Двойное дно | страница 97



В годы моего студенчества Реизов, тогда, наверное, шестидесятилетний крошечный сухонький старичок, был еще изрядным жуиром. Любовницы его назывались (потому что становились) аспирантками, другого пути в аспирантуру у наших девочек просто не было. Держал Реизов гигантского сенбернара и распускал о себе молву, будто является отменным наездником. «Так вы, наверное, на этом сенбернаре и ездите», — делано удивилась долговязая кандидатка в аспирантки, вызванная на домашнее «собеседование». В университете ее, правда, оставили (здесь же служил ее отец), но в аспирантуру так и не взяли.

Силен, по-видимому, был профессор Ямпольский — великий крохобор, прививший педантизм, чаще именуемый академической выучкой, не одному поколению учеников. Но сам он писал, да и говорил ужасно; саркастическое красноречие просыпалось, лишь когда он обнаруживал какую-нибудь «блоху» в чужом тексте.

Замечательно читал спецкурс по Достоевскому профессор Бялый. К нему сбегались. Помню одну его методическую новацию: подробно проанализировав основные романы (включая полузапретных тогда «Бесов»), он не стал читать «Братьев Карамазовых». Мол, если вы внимательно прослушали мой курс, то разберетесь сами: ни одного нового мотива в романе не появляется. Примерно тогда же я прочитал (по-немецки) рассказ Станислава Лема: суперкомпьютер будущего, запрограммированный на перевод полного собрания сочинений Достоевского с русского на английский, вдруг начинает творить самостоятельно и выдает на-гора (перед «Братьями Карамазовыми») порнографический роман «Девочка». Порнографический, но безошибочно достоевский. А мать, смеясь, пересказала мне беседу с молодым адвокатом, посмотревшим одноименную кинотрилогию. «Зоя Николаевна. Посмотрите сначала две серии, а уж потом идите на третью! Ни за что не догадаетесь, кто старика убил!»

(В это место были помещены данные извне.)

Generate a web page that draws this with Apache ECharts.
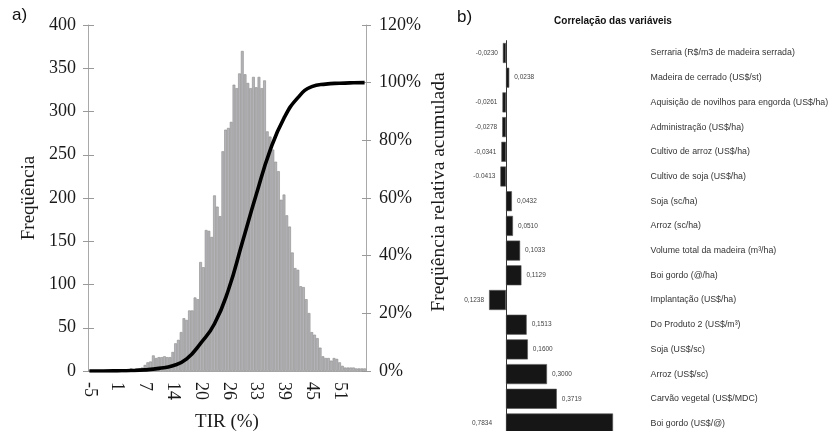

В то время я уже понял, что, чем бы мне ни пришлось заниматься, я на любом поприще останусь дилетантом — уж больно мне претил профессионализм любого рода. Я не вел конспектов, не читал обязательную литературу, я вставлял в курсовые работы фиктивные цитаты собственного сочинения, любой экзамен или зачет я воспринимал не сам по себе, но как повод и способ заморочить голову преподавателю, выиграв тем самым поединок у профессионала. Вместе с тем я и учился как-то по касательной — у преподавателя аналитического чтения (по-немецки) профессора Павлова — не столько немецкому, сколько диалектике мышления, у преподавателя стилистики русского языка Тарковского (имени не помню, а отчество у него было редчайшее — Беатакиевич — и правильное освоение студентами этого отчества волновало преподавателя куда больше, нежели вопросы стилистики) — тому, чем как раз в те же годы занималась «франкфуртская школа» социологии, и так далее.